Mi anterior artículo sobre mi reciente viaje a Polonia y las sorpresas que me llevé, especialmente en Cracovia, han provocado algunos correos apenados.

Desde luego, la sensación que me provocó la ciudad de Juan Pablo II, allí donde se fraguó la revolución wojtiliana, fue muy dura, pero insito: el que tuvo, retuvo, y Polonia ha sido mucho para ser tan poco.

Polonia nos salvó a Europa de los turcos en Viena. Nos salvó del avance protestante sueco. Nos salvó del Ejército rojo (1920). Sufrió como casi ninguna nación -incluyendo la nación judía que habitaba en su seno- del nazismo. El odio que Hitler sintió por Varsovia (ordenó que no quedara ningún muro de más de un metro de altura) pasará a los anales de la historia. Polonia fue el único país ocupado que no contó con un Gobierno colaboracionista con los nazis, y el levantamiento de Varsovia, verdadera insurrección popular contra un modernísimo ejército del siglo XX. A 60 kilómetros de Cracovia está Auschwitz-Birkenau, el horror nazi para polacos cristianos y judíos, no sólo para esos últimos. Allí fueron asesinados Maximiliano Kolbe y la judeocristiana Edith Stein.

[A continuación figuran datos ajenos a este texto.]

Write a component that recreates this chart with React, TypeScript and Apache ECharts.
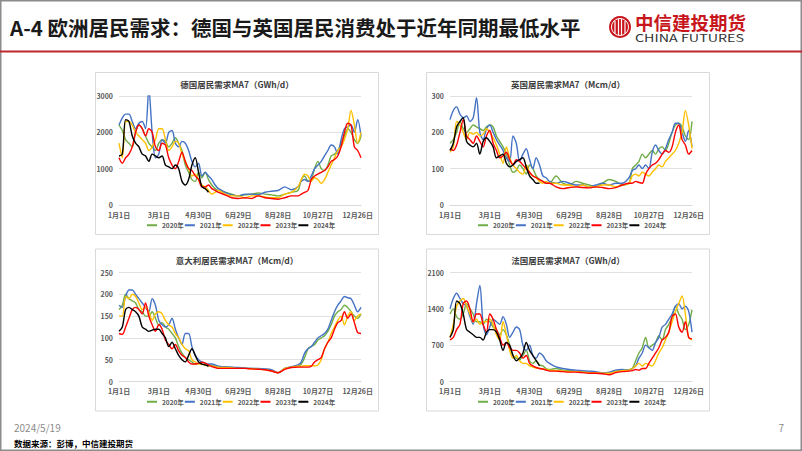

Polonia destruyó el comunismo tras soportarlo durante 45 años y provocó la caída de la dictadura. Con la fe en ritos resistió a los 20.000 asesinados en las fosas de Katyn, los trabajadores-as llevados a Alemania para ser esclavizados, la ingeniería social practicada por los soviéticos, 6 millones de muertos a los que habría que añadir 3 millones de desaparecidos, la mayoría de ellos en el Gulag soviético. Díganme si no es duro ver a ahora a esa tierra de mártires y héroes presa de las garras del capitalismo, un instrumento tan perverso para avasallar la libertad humana como lo pudo ser el nazismo o el comunismo. Polonia perdió a toda una generación por salvar al mundo y no es casual que el lema de solidaridad fuera recogido de sus ancestros: Por nuestra libertad y la vuestra. El corazón polaco es generoso hasta el fin.

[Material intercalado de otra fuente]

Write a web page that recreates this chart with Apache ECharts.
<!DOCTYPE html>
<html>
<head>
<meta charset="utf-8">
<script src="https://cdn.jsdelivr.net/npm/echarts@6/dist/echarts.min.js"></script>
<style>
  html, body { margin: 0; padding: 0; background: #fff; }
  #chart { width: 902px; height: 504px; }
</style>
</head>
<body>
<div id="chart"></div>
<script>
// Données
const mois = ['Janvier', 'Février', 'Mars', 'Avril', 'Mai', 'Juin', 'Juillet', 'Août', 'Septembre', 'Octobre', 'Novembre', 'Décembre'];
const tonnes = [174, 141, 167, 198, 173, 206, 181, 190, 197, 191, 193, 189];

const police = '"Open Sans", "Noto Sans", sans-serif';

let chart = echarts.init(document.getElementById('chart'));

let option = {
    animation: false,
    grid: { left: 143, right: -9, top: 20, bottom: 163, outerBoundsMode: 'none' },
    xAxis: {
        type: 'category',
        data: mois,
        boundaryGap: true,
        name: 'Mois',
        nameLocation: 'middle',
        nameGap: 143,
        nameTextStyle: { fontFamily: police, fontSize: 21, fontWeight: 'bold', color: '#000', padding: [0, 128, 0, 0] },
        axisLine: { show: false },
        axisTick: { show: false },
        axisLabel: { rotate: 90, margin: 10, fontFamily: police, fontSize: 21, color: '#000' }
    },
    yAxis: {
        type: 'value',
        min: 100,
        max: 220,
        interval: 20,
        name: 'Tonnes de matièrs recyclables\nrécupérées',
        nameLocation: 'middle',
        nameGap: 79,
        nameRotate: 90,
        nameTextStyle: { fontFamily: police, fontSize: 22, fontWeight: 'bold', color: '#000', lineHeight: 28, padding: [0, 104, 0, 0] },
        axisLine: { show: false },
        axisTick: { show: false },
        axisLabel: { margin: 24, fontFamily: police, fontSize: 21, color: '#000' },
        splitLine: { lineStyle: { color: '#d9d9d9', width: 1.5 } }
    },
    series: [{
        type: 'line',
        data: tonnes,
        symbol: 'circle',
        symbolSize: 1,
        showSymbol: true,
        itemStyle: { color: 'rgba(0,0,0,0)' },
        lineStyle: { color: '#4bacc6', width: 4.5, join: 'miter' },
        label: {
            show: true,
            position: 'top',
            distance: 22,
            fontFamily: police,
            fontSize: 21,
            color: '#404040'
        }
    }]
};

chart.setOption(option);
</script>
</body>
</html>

Llegué. Vi y vencí, aseguraba el megalómano de Julio César; Juan III Sobieski, el hombre que detuvo al imperio turco, al frente de sus húsares alados, trocó la máxima: Llegué, vi, Dios venció.

Los soldados polacos que se dejaron la piel en Montecassino peleando con lo más selecto de las tropas italianas, grabaron en las tumbas de sus compañeros: Nosotros, soldados polacos, cedemos nuestros cuerpos al suelo de Italia, nuestras almas a Dios pero nuestros corazones a Polonia.

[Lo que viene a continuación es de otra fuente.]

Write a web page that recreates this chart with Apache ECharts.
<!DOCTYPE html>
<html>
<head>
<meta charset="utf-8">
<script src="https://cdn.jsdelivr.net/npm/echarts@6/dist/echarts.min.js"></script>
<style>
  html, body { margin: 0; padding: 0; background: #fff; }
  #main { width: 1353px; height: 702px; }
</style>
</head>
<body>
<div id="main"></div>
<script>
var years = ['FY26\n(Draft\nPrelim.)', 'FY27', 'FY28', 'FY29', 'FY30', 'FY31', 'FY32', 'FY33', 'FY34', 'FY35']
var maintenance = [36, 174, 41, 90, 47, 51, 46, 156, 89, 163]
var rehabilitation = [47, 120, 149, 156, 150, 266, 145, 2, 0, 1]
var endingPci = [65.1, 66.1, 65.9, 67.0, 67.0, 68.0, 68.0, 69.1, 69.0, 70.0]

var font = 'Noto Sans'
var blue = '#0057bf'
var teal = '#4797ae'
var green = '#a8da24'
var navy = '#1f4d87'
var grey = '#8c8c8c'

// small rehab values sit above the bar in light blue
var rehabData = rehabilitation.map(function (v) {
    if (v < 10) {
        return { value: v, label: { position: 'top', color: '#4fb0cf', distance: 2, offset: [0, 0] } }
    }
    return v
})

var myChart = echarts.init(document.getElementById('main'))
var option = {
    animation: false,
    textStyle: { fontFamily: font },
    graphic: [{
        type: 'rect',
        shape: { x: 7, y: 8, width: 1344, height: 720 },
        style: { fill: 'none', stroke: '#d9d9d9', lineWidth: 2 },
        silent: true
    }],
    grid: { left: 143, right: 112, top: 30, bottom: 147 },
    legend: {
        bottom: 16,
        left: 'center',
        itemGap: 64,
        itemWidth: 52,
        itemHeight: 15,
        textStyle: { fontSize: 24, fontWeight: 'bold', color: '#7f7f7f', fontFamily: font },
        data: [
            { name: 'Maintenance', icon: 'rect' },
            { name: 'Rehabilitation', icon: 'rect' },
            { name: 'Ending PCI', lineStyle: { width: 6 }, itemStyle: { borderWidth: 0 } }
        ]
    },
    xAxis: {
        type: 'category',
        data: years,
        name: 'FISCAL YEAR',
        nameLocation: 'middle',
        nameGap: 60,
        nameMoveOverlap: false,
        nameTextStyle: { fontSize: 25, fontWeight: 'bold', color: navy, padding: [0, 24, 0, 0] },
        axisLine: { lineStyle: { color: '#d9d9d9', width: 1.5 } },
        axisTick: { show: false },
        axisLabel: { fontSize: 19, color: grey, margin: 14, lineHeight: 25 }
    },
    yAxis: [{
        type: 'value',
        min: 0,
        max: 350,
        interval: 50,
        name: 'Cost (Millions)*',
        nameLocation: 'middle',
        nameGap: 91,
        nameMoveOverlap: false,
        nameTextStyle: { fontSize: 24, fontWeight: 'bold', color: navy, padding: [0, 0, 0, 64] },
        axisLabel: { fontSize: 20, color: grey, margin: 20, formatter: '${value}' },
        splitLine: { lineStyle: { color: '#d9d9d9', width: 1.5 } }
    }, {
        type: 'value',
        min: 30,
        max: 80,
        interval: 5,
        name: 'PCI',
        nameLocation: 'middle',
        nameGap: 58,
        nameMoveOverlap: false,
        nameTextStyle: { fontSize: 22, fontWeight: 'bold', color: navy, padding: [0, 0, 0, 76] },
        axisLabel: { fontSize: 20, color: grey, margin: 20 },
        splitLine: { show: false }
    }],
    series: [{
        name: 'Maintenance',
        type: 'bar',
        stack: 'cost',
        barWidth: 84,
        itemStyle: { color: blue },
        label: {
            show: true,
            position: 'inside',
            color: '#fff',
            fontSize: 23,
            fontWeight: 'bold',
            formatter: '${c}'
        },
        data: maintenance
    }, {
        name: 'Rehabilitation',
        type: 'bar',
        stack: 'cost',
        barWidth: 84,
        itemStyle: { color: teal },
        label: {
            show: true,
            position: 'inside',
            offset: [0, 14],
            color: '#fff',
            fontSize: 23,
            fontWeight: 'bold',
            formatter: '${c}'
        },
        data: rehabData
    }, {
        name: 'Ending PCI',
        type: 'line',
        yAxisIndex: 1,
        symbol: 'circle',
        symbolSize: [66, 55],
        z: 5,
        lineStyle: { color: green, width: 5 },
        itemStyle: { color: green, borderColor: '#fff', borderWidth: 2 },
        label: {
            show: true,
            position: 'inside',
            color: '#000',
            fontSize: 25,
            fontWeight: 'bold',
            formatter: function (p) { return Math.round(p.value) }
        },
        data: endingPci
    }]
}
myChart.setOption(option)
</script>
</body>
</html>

La mística del siglo XX, ya citada en estas páginas, santa Faustina Kowalska, repite que de Polonia saldrá el hombre que preparará al mundo para la segunda venida de Cristo.

No, me niego a ser pesimista respecto a Polonia. Quien tuvo retuvo, no es posible delimitar tamaño patrimonio. Sólo digo que en 2010 me he encontrado una Polonia muy distinta a la de 2005. Me quedo con Chesterton, otro amante de Polonia, cuando concluía que el enemigo de la familia, esto es, del cristianismo, nunca estuvo en Moscú sino en Nueva York.